GOAL OF THE EXERCISE. Skip all pictures, then copy the lines from the start of the data through the line with "tick_values = [0, 20, 40, 60, 80, 100]", keeping both ends.

DATA BLOCK.

* * * * *

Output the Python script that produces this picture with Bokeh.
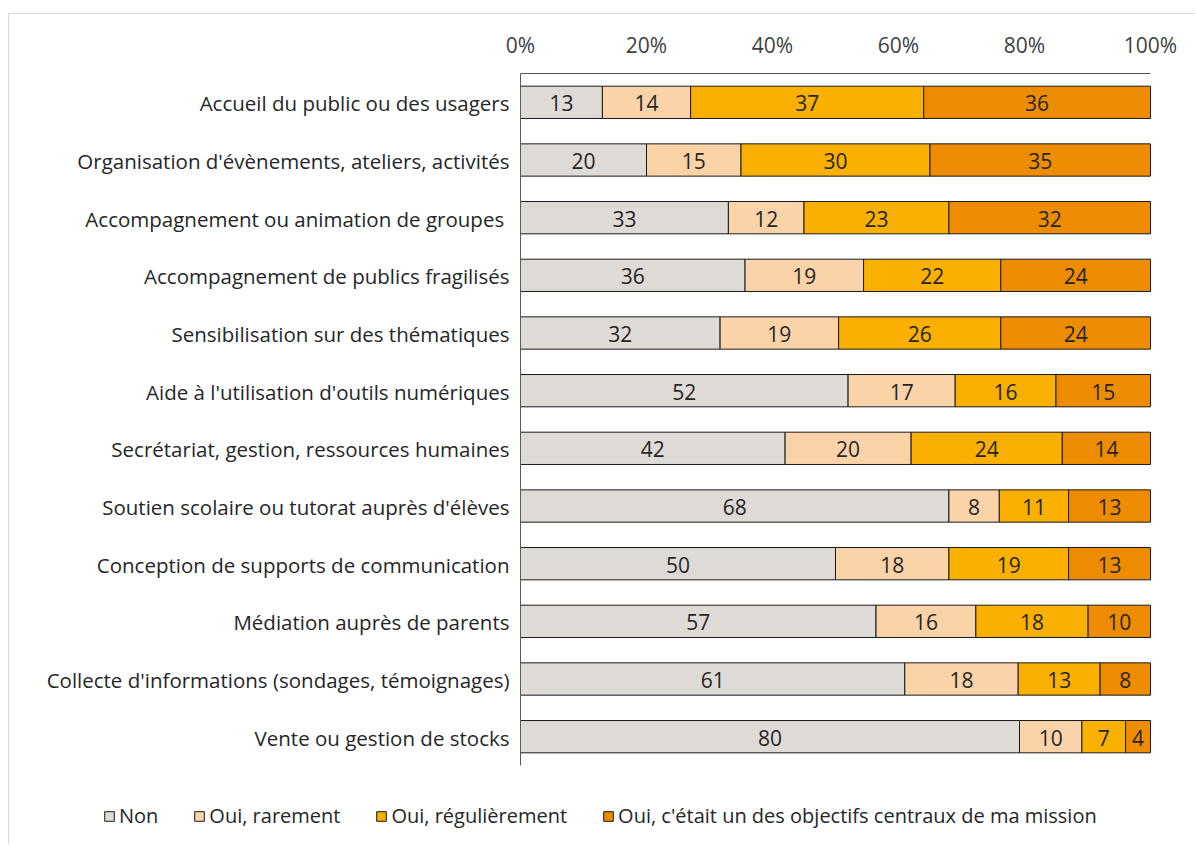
from bokeh.plotting import figure
from bokeh.models import (FixedTicker, PrintfTickFormatter, Legend,
                          LegendItem, ColumnDataSource, Range1d)
from bokeh.core.properties import value
from bokeh.embed import file_html
from bokeh.resources import INLINE

activities = [
    "Accueil du public ou des usagers",
    "Organisation d'évènements, ateliers, activités",
    "Accompagnement ou animation de groupes ",
    "Accompagnement de publics fragilisés",
    "Sensibilisation sur des thématiques",
    "Aide à l'utilisation d'outils numériques",
    "Secrétariat, gestion, ressources humaines",
    "Soutien scolaire ou tutorat auprès d'élèves",
    "Conception de supports de communication",
    "Médiation auprès de parents",
    "Collecte d'informations (sondages, témoignages)",
    "Vente ou gestion de stocks",
]

non = [13, 20, 33, 36, 32, 52, 42, 68, 50, 57, 61, 80]
rarement = [14, 15, 12, 19, 19, 17, 20, 8, 18, 16, 18, 10]
regulierement = [37, 30, 23, 22, 26, 16, 24, 11, 19, 18, 13, 7]
central = [36, 35, 32, 24, 24, 15, 14, 13, 13, 10, 8, 4]

series_names = ["Non", "Oui, rarement", "Oui, régulièrement",
                "Oui, c'était un des objectifs centraux de ma mission"]
series_values = [non, rarement, regulierement, central]
colors = ["#DEDBD7", "#FAD3A8", "#F9B000", "#EE8C00"]

tick_values = [0, 20, 40, 60, 80, 100]

FONT = "Open Sans"
TEXT = "#262626"
EDGE = "#1a1a1a"
AXIS = "#595959"

# Canvas geometry (pixels). The frame spans the whole canvas width and runs
# down to the bottom so that category labels and the legend live inside it.
W, H = 1187, 831
TOP = 59            # space for the percentage labels above the bars
BAR_X0 = 511        # canvas x of the 0% line
BAR_W = 630         # pixels from 0% to 100%
ROW_H = 692 / len(activities)

px_per_pct = BAR_W / 100
x_start = -BAR_X0 / px_per_pct
x_end = 100 + (W - BAR_X0 - BAR_W) / px_per_pct
y_top = -0.5
y_bottom = y_top + (H - TOP) / ROW_H

p = figure(width=W, height=H, output_backend="svg", toolbar_location=None,
           x_range=Range1d(x_start, x_end), y_range=Range1d(y_bottom, y_top),
           x_axis_location="above", y_axis_location=None,
           min_border_left=0, min_border_right=0, min_border_top=TOP,
           min_border_bottom=0)
p.styles = {"margin-left": "8px", "margin-top": "13px",
            "border-left": "1px solid #d9d9d9", "border-top": "1px solid #d9d9d9"}
p.outline_line_color = None
p.grid.visible = False
p.background_fill_color = "white"
p.border_fill_color = "white"

rows = list(range(len(activities)))

# 100% stacked: each row is scaled by its own total
totals = [sum(vals) for vals in zip(*series_values)]
left = [0.0] * len(activities)
items = []
for name, vals, col in zip(series_names, series_values, colors):
    widths = [v / t * 100 for v, t in zip(vals, totals)]
    right = [l + w for l, w in zip(left, widths)]
    src = ColumnDataSource(dict(y=rows, left=left, right=right,
                                mid=[(l + r) / 2 for l, r in zip(left, right)],
                                lab=[str(v) for v in vals]))
    r = p.hbar(y="y", left="left", right="right", height=0.56, source=src,
               fill_color=col, line_color=EDGE, line_width=1)
    p.text(x="mid", y="y", text="lab", source=src, text_align="center",
           text_baseline="middle", text_font=value(FONT),
           text_font_size="21px", text_color=TEXT, y_offset=1)
    items.append(LegendItem(label=name, renderers=[r]))
    left = right

# category labels and the vertical axis line at 0%
p.text(x=[0] * len(activities), y=rows, text=activities, x_offset=-11,
       text_align="right", text_baseline="middle", text_font=value(FONT),
       text_font_size="20.5px", text_color=TEXT, y_offset=1)
p.segment(x0=[0], y0=[y_top], x1=[0], y1=[len(activities) - 0.5],
          line_color=AXIS, line_width=1)

xa = p.xaxis[0]
xa.bounds = (0, 100)
xa.ticker = FixedTicker(ticks=tick_values)
xa.formatter = PrintfTickFormatter(format="%d%%")
xa.major_tick_out = 0
xa.major_tick_in = 0
xa.minor_tick_out = 0
xa.minor_tick_in = 0
xa.axis_line_color = AXIS
xa.major_label_standoff = 15
xa.major_label_text_font = FONT
xa.major_label_text_font_size = "21px"
xa.major_label_text_color = "#404040"

legend = Legend(items=items, orientation="horizontal", location=(94, 16),
                glyph_width=12, glyph_height=12, label_standoff=4, spacing=35,
                padding=0, margin=0, border_line_color=None,
                background_fill_alpha=0, label_text_font=FONT,
                label_text_font_size="20px", label_text_color=TEXT)
p.add_layout(legend, "center")

open("out.html", "w").write(file_html(p, INLINE))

* * * * *

TASK ANSWER.
Output the Python script that produces this picture with Bokeh.
from bokeh.plotting import figure
from bokeh.models import (FixedTicker, PrintfTickFormatter, Legend,
                          LegendItem, ColumnDataSource, Range1d)
from bokeh.core.properties import value
from bokeh.embed import file_html
from bokeh.resources import INLINE

activities = [
    "Accueil du public ou des usagers",
    "Organisation d'évènements, ateliers, activités",
    "Accompagnement ou animation de groupes ",
    "Accompagnement de publics fragilisés",
    "Sensibilisation sur des thématiques",
    "Aide à l'utilisation d'outils numériques",
    "Secrétariat, gestion, ressources humaines",
    "Soutien scolaire ou tutorat auprès d'élèves",
    "Conception de supports de communication",
    "Médiation auprès de parents",
    "Collecte d'informations (sondages, témoignages)",
    "Vente ou gestion de stocks",
]

non = [13, 20, 33, 36, 32, 52, 42, 68, 50, 57, 61, 80]
rarement = [14, 15, 12, 19, 19, 17, 20, 8, 18, 16, 18, 10]
regulierement = [37, 30, 23, 22, 26, 16, 24, 11, 19, 18, 13, 7]
central = [36, 35, 32, 24, 24, 15, 14, 13, 13, 10, 8, 4]

series_names = ["Non", "Oui, rarement", "Oui, régulièrement",
                "Oui, c'était un des objectifs centraux de ma mission"]
series_values = [non, rarement, regulierement, central]
colors = ["#DEDBD7", "#FAD3A8", "#F9B000", "#EE8C00"]

tick_values = [0, 20, 40, 60, 80, 100]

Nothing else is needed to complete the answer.